Culture for All, Public Theater, Private Theater, the French Rules of the Game
Keywords:public theater, popular theater, private theater, subsidized theatre, Festival d'Avignon IN, Festival d'Avignon OFF, intermittents du spectacle, cultural policy
The theater has always been a privileged partner of the political Power, to be protected and/or monitored, depending on each type of society. In France, the idea of having the arts and culture supported by the State had already germinated at the dawn of the French Revolution, but it was necessary to wait until the end of the 19th century to witness a real awareness and a new distribution of “roles” between institutionalization and democratization.
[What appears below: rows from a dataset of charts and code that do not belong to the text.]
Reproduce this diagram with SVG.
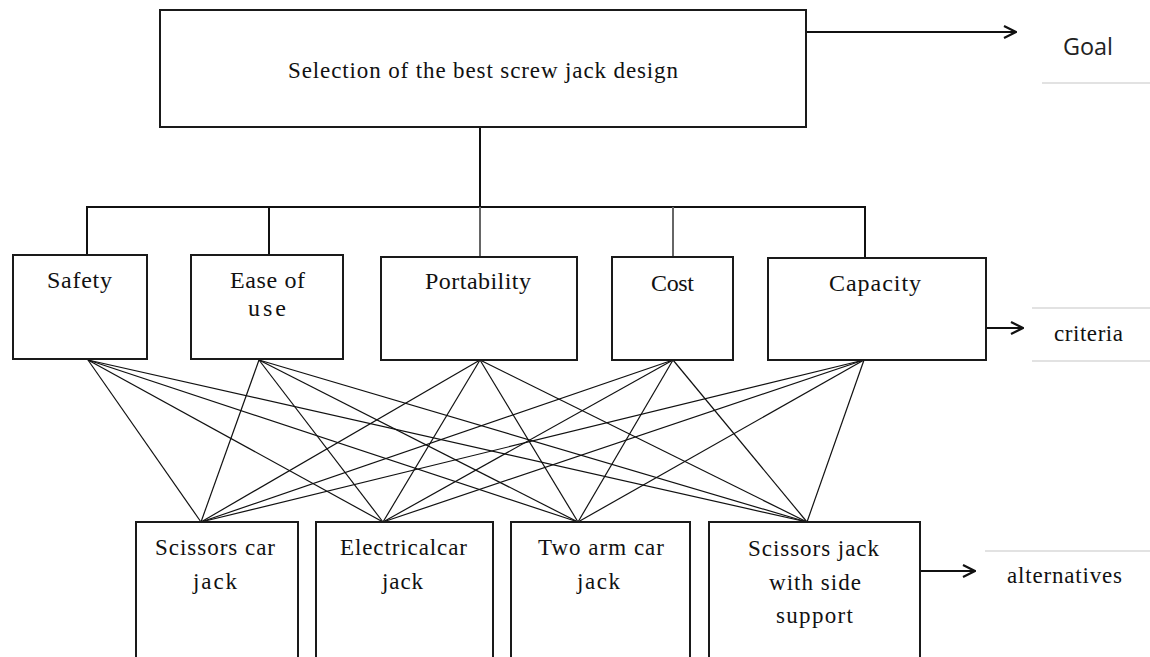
<svg xmlns="http://www.w3.org/2000/svg" width="1150" height="657" viewBox="0 0 1150 657">
<style>
.box{fill:#fff;stroke:#1a1a1a;stroke-width:2}
.t{font-family:"Liberation Serif","DejaVu Serif",serif;fill:#111;text-anchor:middle}
.c{font-size:24px}
.a{font-size:23px}
.g{font-size:23px}
.lab{font-family:"Open Sans","Liberation Sans",sans-serif;font-size:23px;fill:#222}
.ser{font-family:"Liberation Serif",serif;font-size:23px;fill:#111}
.tree{stroke:#111;stroke-width:2;fill:none}
.treeg{stroke:#666;stroke-width:2;fill:none}
.web{stroke:#111;stroke-width:1.2;fill:none}
.arr{stroke:#111;stroke-width:2;fill:none;marker-end:url(#head)}
.faint{stroke:#e2e2e2;stroke-width:2}
</style>
<defs>
<marker id="head" viewBox="0 0 14 14" refX="13" refY="7" markerWidth="14" markerHeight="14" markerUnits="userSpaceOnUse" orient="auto">
<path d="M1,1 L13,7 L1,13" fill="none" stroke="#111" stroke-width="2.2"/>
</marker>
</defs>
<rect width="1150" height="657" fill="#fff"/>

<g id="labels-bg">
<line class="faint" x1="1042" y1="83" x2="1150" y2="83"/>
<line class="faint" x1="1032" y1="308" x2="1150" y2="308"/>
<line class="faint" x1="1032" y1="361" x2="1150" y2="361"/>
<line class="faint" x1="985" y1="551" x2="1150" y2="551"/>
</g>

<g id="connectors">
<line class="tree" x1="480" y1="127" x2="480" y2="207"/>
<polyline class="tree" points="87,255 87,207 865,207 865,257"/>
<line class="tree" x1="269" y1="207" x2="269" y2="255"/>
<line class="treeg" x1="480" y1="207" x2="480" y2="257"/>
<line class="treeg" x1="673" y1="207" x2="673" y2="257"/>
<line class="arr" x1="806" y1="32" x2="1016" y2="32"/>
<line class="arr" x1="986" y1="328" x2="1023" y2="328"/>
<line class="arr" x1="920" y1="571" x2="975" y2="571"/>
<g id="web">
<line class="web" x1="88" y1="360" x2="201" y2="522"/>
<line class="web" x1="88" y1="360" x2="383" y2="522"/>
<line class="web" x1="88" y1="360" x2="578" y2="522"/>
<line class="web" x1="88" y1="360" x2="807" y2="522"/>
<line class="web" x1="259" y1="360" x2="201" y2="522"/>
<line class="web" x1="259" y1="360" x2="383" y2="522"/>
<line class="web" x1="259" y1="360" x2="578" y2="522"/>
<line class="web" x1="259" y1="360" x2="807" y2="522"/>
<line class="web" x1="480" y1="360" x2="201" y2="522"/>
<line class="web" x1="480" y1="360" x2="383" y2="522"/>
<line class="web" x1="480" y1="360" x2="578" y2="522"/>
<line class="web" x1="480" y1="360" x2="807" y2="522"/>
<line class="web" x1="673" y1="360" x2="201" y2="522"/>
<line class="web" x1="673" y1="360" x2="383" y2="522"/>
<line class="web" x1="673" y1="360" x2="578" y2="522"/>
<line class="web" x1="673" y1="360" x2="807" y2="522"/>
<line class="web" x1="864" y1="360" x2="201" y2="522"/>
<line class="web" x1="864" y1="360" x2="383" y2="522"/>
<line class="web" x1="864" y1="360" x2="578" y2="522"/>
<line class="web" x1="864" y1="360" x2="807" y2="522"/>
</g>
</g>

<g id="goal">
<rect class="box" x="160" y="10" width="646" height="117"/>
<text class="t g" x="483" y="78" textLength="390" lengthAdjust="spacing">Selection of the best screw jack design</text>
</g>

<g id="safety">
<rect class="box" x="13" y="255" width="134" height="104"/>
<text class="t c" x="79.5" y="288" textLength="65" lengthAdjust="spacing">Safety</text>
</g>
<g id="ease">
<rect class="box" x="191" y="255" width="152" height="104"/>
<text class="t c" x="267.5" y="288" textLength="75" lengthAdjust="spacing">Ease of</text>
<text class="t c" x="267" y="316" textLength="38" lengthAdjust="spacing">use</text>
</g>
<g id="portability">
<rect class="box" x="381" y="257" width="196" height="103"/>
<text class="t c" x="478" y="289" textLength="106" lengthAdjust="spacing">Portability</text>
</g>
<g id="cost">
<rect class="box" x="612" y="257" width="121" height="103"/>
<text class="t c" x="672.5" y="291" textLength="43" lengthAdjust="spacing">Cost</text>
</g>
<g id="capacity">
<rect class="box" x="768" y="258" width="218" height="102"/>
<text class="t c" x="875" y="291" textLength="92" lengthAdjust="spacing">Capacity</text>
</g>

<g id="scissors-car-jack">
<rect class="box" x="136" y="522" width="162" height="145"/>
<text class="t a" x="215" y="555" textLength="120" lengthAdjust="spacing">Scissors car</text>
<text class="t a" x="215" y="589" textLength="44" lengthAdjust="spacing">jack</text>
</g>
<g id="electrical-car-jack">
<rect class="box" x="316" y="522" width="177" height="145"/>
<text class="t a" x="403.5" y="555" textLength="127" lengthAdjust="spacing">Electricalcar</text>
<text class="t a" x="402.5" y="589" textLength="41" lengthAdjust="spacing">jack</text>
</g>
<g id="two-arm-car-jack">
<rect class="box" x="511" y="522" width="179" height="145"/>
<text class="t a" x="601" y="555" textLength="126" lengthAdjust="spacing">Two arm car</text>
<text class="t a" x="598.5" y="589" textLength="43" lengthAdjust="spacing">jack</text>
</g>
<g id="scissors-jack-side-support">
<rect class="box" x="709" y="522" width="211" height="145"/>
<text class="t a" x="813.5" y="556" textLength="131" lengthAdjust="spacing">Scissors jack</text>
<text class="t a" x="815" y="590" textLength="92" lengthAdjust="spacing">with side</text>
<text class="t a" x="814.5" y="623" textLength="77" lengthAdjust="spacing">support</text>
</g>

<g id="goal-label">
<text class="lab" x="1063" y="55" textLength="50" lengthAdjust="spacingAndGlyphs">Goal</text>
</g>
<g id="criteria-label">
<text class="ser" x="1054" y="341" textLength="69" lengthAdjust="spacing">criteria</text>
</g>
<g id="alternatives-label">
<text class="ser" x="1007" y="583" textLength="115" lengthAdjust="spacing">alternatives</text>
</g>
</svg>
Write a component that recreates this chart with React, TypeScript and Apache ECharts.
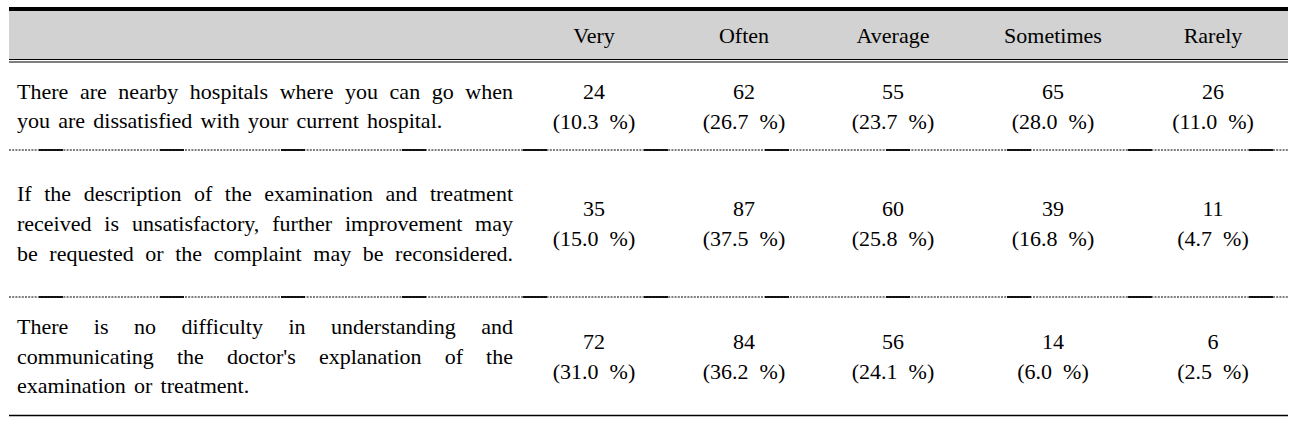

After a quick historical review, following in the footsteps of André Malraux, Jean Vilar or Jack Lang, until today, we can identify the principles of a cultural policy, shared between the State and the local authorities. An important particularity of this system is that this policy integrates, to different degrees, the public and private sectors. More concretely, we define what the French theatrical system is made of both public and private, and in the latter, which is more fragile and relatively uncontrollable, we recall the situation of the socalled “intermittents du spectacle” and their permanent struggle to consolidate or wrest their rights. A representative case is thus the confrontation between the two branches of the Festival d'Avignon, the IN and the OFF, at the turn of the health crisis, from which the theater has managed to emerge alive.